А под диваном лежал забившийся туда Томик, самый надежный колченогий тошкин друг. Дворняга, одна нога перебита, всегда бежал, припрыгивая. Где уж нашел Тошка этого Томика, не знаю. Я думаю, что Томик сам его где-то нашел, увидел – хороший человек идет, можно к нему присоседиться. Присоседился, пришел в наш дом, все его полюбили. И Томик этот стал для Тошки – это удивительно – таким близким существом... Когда уже собирали вещи перед отъездом, спохватились, что надо для Томика сделать клетку – иначе не впустят в самолет. А клетку сделали маленькую. Времени в обрез, но Тошка настоял, чтобы клетку расширили, иначе Томику будет трудно лететь. Чуть ли не на сутки задержал рейс из-за этой клетки.

Юрий Карякин прощается с Томиком и Анатолием Якобсоном
Юрий Карякин прощается с Томиком и Анатолием Якобсоном
Позади Якобсона – Виталий Рекубратский, слева – Александр Даниэль и Екатерина Великанова. (фото из архива Георгия Ефремова).

Знаю из рассказов друзей, что уже в Израиле, Томик, никогда не покидавший своего двуного друга, спас Тошке жизнь, когда тот в первый раз хотел с собой кончать там.

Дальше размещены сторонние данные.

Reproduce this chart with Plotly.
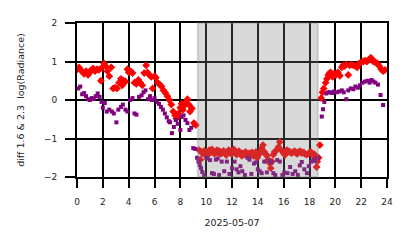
import plotly.graph_objects as go

# ---- data: red series (diff 1.6) ----
red_t = [0.05, 0.15, 0.3, 0.45, 0.55, 0.7, 0.85, 1.0, 1.1, 1.25, 1.4, 1.55, 1.7, 1.85, 1.95,
         2.1, 2.2, 2.35, 2.5, 2.65, 2.8, 2.95, 3.1, 3.25, 3.4, 3.5, 3.6, 3.75, 3.9, 4.0,
         4.15, 4.3, 4.45, 4.6, 4.75, 4.9, 5.05, 5.2, 5.35, 5.45, 5.6, 5.75, 5.85, 6.0, 6.1,
         6.25, 6.4, 6.55, 6.7, 6.85, 7.0, 7.15, 7.3, 7.45, 7.6, 7.7, 7.85, 8.0, 8.1, 8.2,
         8.3, 8.45, 8.55, 8.65, 8.75, 8.9, 9.05, 9.2,
         9.45, 9.55, 9.65, 9.75, 9.85, 9.95, 10.05, 10.15, 10.25, 10.35, 10.45, 10.55, 10.65,
         10.75, 10.85, 10.95, 11.05, 11.15, 11.25, 11.35, 11.45, 11.55, 11.65, 11.75, 11.85,
         11.95, 12.05, 12.15, 12.25, 12.35, 12.45, 12.55, 12.65, 12.75, 12.85, 12.95, 13.05,
         13.15, 13.25, 13.35, 13.45, 13.55, 13.65, 13.75, 13.85, 13.95, 14.05, 14.15, 14.3,
         14.4, 14.5, 14.6, 14.7, 14.8, 14.9, 15.0, 15.1, 15.2, 15.3, 15.45, 15.6, 15.7, 15.85,
         16.0, 16.1, 16.25, 16.35, 16.5, 16.6, 16.75, 16.85, 16.95, 17.05, 17.15, 17.3, 17.4,
         17.55, 17.65, 17.8, 17.95, 18.1, 18.25, 18.35, 18.45, 18.55, 18.6, 18.7, 18.8,
         18.9, 19.0, 19.1, 19.25, 19.35, 19.45, 19.55, 19.65, 19.8, 19.9, 20.05, 20.2, 20.35,
         20.5, 20.6, 20.7, 20.85, 21.0, 21.1, 21.25, 21.4, 21.55, 21.7, 21.85, 22.0, 22.15,
         22.3, 22.45, 22.6, 22.75, 22.85, 22.95, 23.1, 23.25, 23.4, 23.55, 23.7, 23.85]
red_v = [0.80, 0.85, 0.78, 0.72, 0.68, 0.75, 0.65, 0.72, 0.78, 0.82, 0.75, 0.80, 0.78, 0.50, 0.85,
         0.95, 0.88, 0.75, 0.62, 0.85, 0.30, 0.32, 0.30, 0.45, 0.55, 0.38, 0.50, 0.48, 0.80, 0.72,
         0.75, 0.70, 0.45, 0.42, 0.52, 0.45, 0.38, 0.70, 0.90, 0.72, 0.65, 0.60, 0.30, 0.62, 0.58,
         0.45, 0.40, 0.35, 0.25, 0.18, 0.10, 0.00, -0.12, -0.30, -0.40, -0.48, -0.35, -0.20, -0.10, -0.25,
         -0.15, -0.05, 0.02, -0.12, -0.30, -0.22, -0.60, -0.65,
         -1.30, -1.55, -1.35, -1.40, -1.32, -1.38, -1.35, -1.42, -1.30, -1.36, -1.28, -1.33, -1.40,
         -1.35, -1.30, -1.38, -1.33, -1.40, -1.36, -1.32, -1.38, -1.43, -1.35, -1.30, -1.36,
         -1.40, -1.33, -1.28, -1.35, -1.42, -1.37, -1.33, -1.40, -1.45, -1.38, -1.42, -1.35,
         -1.40, -1.47, -1.38, -1.42, -1.36, -1.45, -1.40, -1.35, -1.50, -1.42, -1.38, -1.25,
         -1.17, -1.35, -1.40, -1.45, -1.55, -1.63, -1.77, -1.60, -1.42, -1.35, -1.30, -1.22, -1.09, -1.32,
         -1.38, -1.43, -1.30, -1.33, -1.35, -1.38, -1.35, -1.33, -1.37, -1.40, -1.35, -1.33, -1.38,
         -1.36, -1.40, -1.42, -1.38, -1.35, -1.43, -1.40, -1.45, -1.74, -1.60, -1.50, -1.17,
         0.05, 0.20, 0.30, 0.45, 0.55, 0.65, 0.70, 0.72, 0.60, 0.68, 0.65, 0.72, 0.63,
         0.85, 0.90, 0.88, 0.92, 0.65, 0.90, 0.92, 0.90, 0.88, 0.85, 0.95, 0.98, 1.00,
         1.02, 1.00, 1.05, 1.10, 1.05, 1.00, 0.98, 0.95, 0.88, 0.80, 0.75, 0.78]

# ---- data: purple series (diff 2.3) ----
pur_t = [0.1, 0.25, 0.4, 0.55, 0.7, 0.85, 1.0, 1.15, 1.3, 1.45, 1.6, 1.75, 1.9, 2.0, 2.15,
         2.3, 2.5, 2.7, 2.85, 3.05, 3.2, 3.4, 3.55, 3.75, 3.9, 4.1, 4.3, 4.45, 4.6, 4.8,
         5.0, 5.15, 5.3, 5.5, 5.65, 5.8, 6.0, 6.2, 6.35, 6.5, 6.65, 6.8, 6.95, 7.1, 7.2,
         7.35, 7.5, 7.65, 7.8, 8.0, 8.1, 8.25, 8.4, 8.55, 8.7, 8.85, 9.0,
         9.15, 9.3, 9.4, 9.5, 9.6, 9.7, 9.85, 10.0, 10.1, 10.3, 10.45, 10.6, 10.75, 10.9,
         11.0, 11.2, 11.4, 11.6, 11.8, 12.0, 12.2, 12.35, 12.5, 12.65, 12.8, 13.0, 13.2,
         13.35, 13.5, 13.7, 13.85, 14.0, 14.15, 14.3, 14.5, 14.7, 14.9, 15.05, 15.2, 15.35,
         15.5, 15.7, 15.9, 16.05, 16.3, 16.5, 16.7, 16.9, 17.1, 17.25, 17.4, 17.6, 17.8,
         17.95, 18.15, 18.3, 18.45, 18.6,
         18.95, 19.05, 19.15, 19.3, 19.45, 19.6, 19.75, 19.9, 20.1, 20.3, 20.5, 20.65, 20.85,
         21.0, 21.2, 21.4, 21.55, 21.75, 21.9, 22.1, 22.3, 22.5, 22.65, 22.8, 22.95, 23.1,
         23.3, 23.5, 23.7]
pur_v = [0.30, 0.35, 0.15, 0.18, 0.10, 0.02, 0.00, 0.05, 0.03, 0.10, 0.17, 0.08, -0.05, -0.20, -0.08,
         -0.30, -0.25, -0.30, -0.35, -0.58, -0.25, -0.18, -0.12, -0.25, -0.30, 0.00, 0.05, -0.35, -0.38, 0.08,
         0.12, 0.20, 0.25, 0.02, 0.10, 0.00, 0.05, -0.05, -0.10, -0.18, -0.25, -0.35, -0.45, -0.55, -0.58,
         -0.86, -0.70, -0.52, -0.62, -0.78, -0.44, -0.40, -0.52, -0.60, -0.78, -0.72, -1.25,
         -1.27, -1.50, -1.60, -1.69, -1.77, -1.87, -1.95, -1.50, -1.52, -1.56, -1.90, -1.92, -1.55, -1.52,
         -1.95, -1.60, -1.85, -1.60, -1.92, -1.77, -1.60, -1.80, -1.88, -1.72, -1.85, -1.95, -1.50,
         -1.55, -1.92, -1.65, -1.62, -1.80, -1.85, -1.90, -1.60, -1.88, -1.58, -1.62, -1.90, -1.95,
         -1.56, -1.60, -1.95, -1.88, -1.90, -1.74, -1.92, -1.85, -1.95, -1.70, -1.61, -1.80, -1.90,
         -1.72, -1.60, -1.56, -1.58, -1.50,
         -0.43, -0.24, -0.05, 0.17, 0.20, 0.20, 0.18, 0.22, 0.20, 0.22, 0.25, 0.20, 0.02,
         0.25, 0.30, 0.28, 0.35, 0.32, 0.38, 0.45, 0.48, 0.50, 0.45, 0.52, 0.48, 0.45,
         0.40, 0.13, -0.13]

shade_start = 9.35
shade_end = 18.65

x_ticks = [0, 2, 4, 6, 8, 10, 12, 14, 16, 18, 20, 22, 24]
y_ticks = [-2, -1, 0, 1, 2]

fig = go.Figure()
fig.add_trace(go.Scatter(x=red_t, y=red_v, mode="markers",
                         marker=dict(symbol="diamond", size=6, color="#ff0000", line=dict(width=0)),
                         showlegend=False))
fig.add_trace(go.Scatter(x=pur_t, y=pur_v, mode="markers",
                         marker=dict(symbol="square", size=4, color="#800080", line=dict(width=0)),
                         showlegend=False))

fig.add_shape(type="rect", xref="x", yref="paper", x0=shade_start, x1=shade_end, y0=0, y1=1,
              fillcolor="rgba(128,128,128,0.3)", line=dict(color="rgba(128,128,128,0.3)", width=2),
              layer="above")

axis_font = dict(family="DejaVu Sans", size=9, color="#222222")
fig.update_layout(
    width=414, height=248,
    margin=dict(l=77, r=27, t=23, b=71),
    paper_bgcolor="white", plot_bgcolor="white",
    font=axis_font,
    xaxis=dict(range=[0, 24], tickvals=x_ticks, ticks="outside", ticklen=9, tickwidth=2,
               tickcolor="black", showgrid=True, gridcolor="black", gridwidth=2,
               zeroline=False, showline=True, linecolor="black", linewidth=2, mirror=True,
               ticklabelstandoff=6,
               title=dict(text="2025-05-07", font=dict(family="DejaVu Sans", size=9.5, color="#222222"),
                          standoff=14),
               tickfont=axis_font),
    yaxis=dict(range=[-2, 2], tickvals=y_ticks, ticks="outside", ticklen=10, tickwidth=2,
               tickcolor="black", showgrid=True, gridcolor="black", gridwidth=2,
               zeroline=False, showline=True, linecolor="black", linewidth=2, mirror=True,
               ticklabelstandoff=6,
               title=dict(text="diff 1.6 & 2.3  log(Radiance)",
                          font=dict(family="DejaVu Sans", size=9.5, color="#222222"), standoff=18),
               tickfont=axis_font),
)

fig.write_html("out.html")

Вырвался, завыл, поднялись соседи. В общем, Тошка оставил это дело. А второй раз он его не спас. Анатолий обманул своего Томика. Он взял поводок, ушел в убежище, которое есть в каждом доме в Иерусалиме, и закрыл дверь, чтобы туда уже никто не вошел. И этот поводок Томика сделал свое последнее дело. Майя Улановская нашла его там уже через сутки.

Прощаясь с Тошкой и понимая, что прощаемся навсегда, сказала ему: "Толик, как трудно будет без тебя". И он, зная, как я всегда сдержанно относилась ко всяким застольям у него в доме, как старалась не встревать в опасные его дела, как боялась чекистских "бесов", обнял меня и говорит: "Господи, ты всё понимаешь. Я тебя люблю и любил. Ты не бойся меня. Я тебя люблю".


1) Ирина Николаевна Зорина, жена Юрия Карякина. Родилась в Перми в 1938 году, с 1939 года, т.е. практически всю жизнь живет в Москве. Последние годы – в писательском городке Переделкино.

В 1960 году окончила исторический факультет МГУ и в том же году поступила в Институт мировой экономики и международных отношений АН СССР, где и работала всю жизнь в Отделе развивающихся стран. Круг научных интересов - социальные и политические проблемы стран Латинской Америки и "третьего мира".

В 1968 году защитила кандидатскую диссертацию по теме "Христианская демократия Чили" и в следующем году опубликовала первую книгу "Реформа или революция в Латинской Америке". Автор и соавтор (в коллективных монографиях) нескольких книг, в том числе "Уроки Чили" (1977г.), "Развивающиеся страны: экономический рост и социальный прогресс" (1983). "Движение неприсоединения в современном мире" (1985), "СССР в мировом сообществе: от старого мышления к новому" (1990) и более 100 научных статей.

В последние годы занималась переводами с испанского, опубликованы переведенные ею книги: К.А.Монтанер "Накануне краха. Фидель Кастро и кубинская революция" (1992 г.), Хорхе Масетти "Патент корсаров. Тайная война Фиделя Кастро в Латинской Америке" (1995 г.), Х.Л.Вилальонга "Король. Беседы с королем Испании" (2003), "Королева София" (готовится к печати). Автор и составитель книги "Я - Гойя" (2006г).

В связи с болезнью Ю.Ф.Карякина подготовила к печати его последние книги "Достоевский и Апокалипсис" (2009г.) и "Пушкин. От лицея до... Второй речки" (2009 г.), а также составила к 80-летию Юрия Карякина книгу "Жажда дружбы. Карякин о друзьях и друзья о Карякине" (2010 г.). Член Союза российских писателей.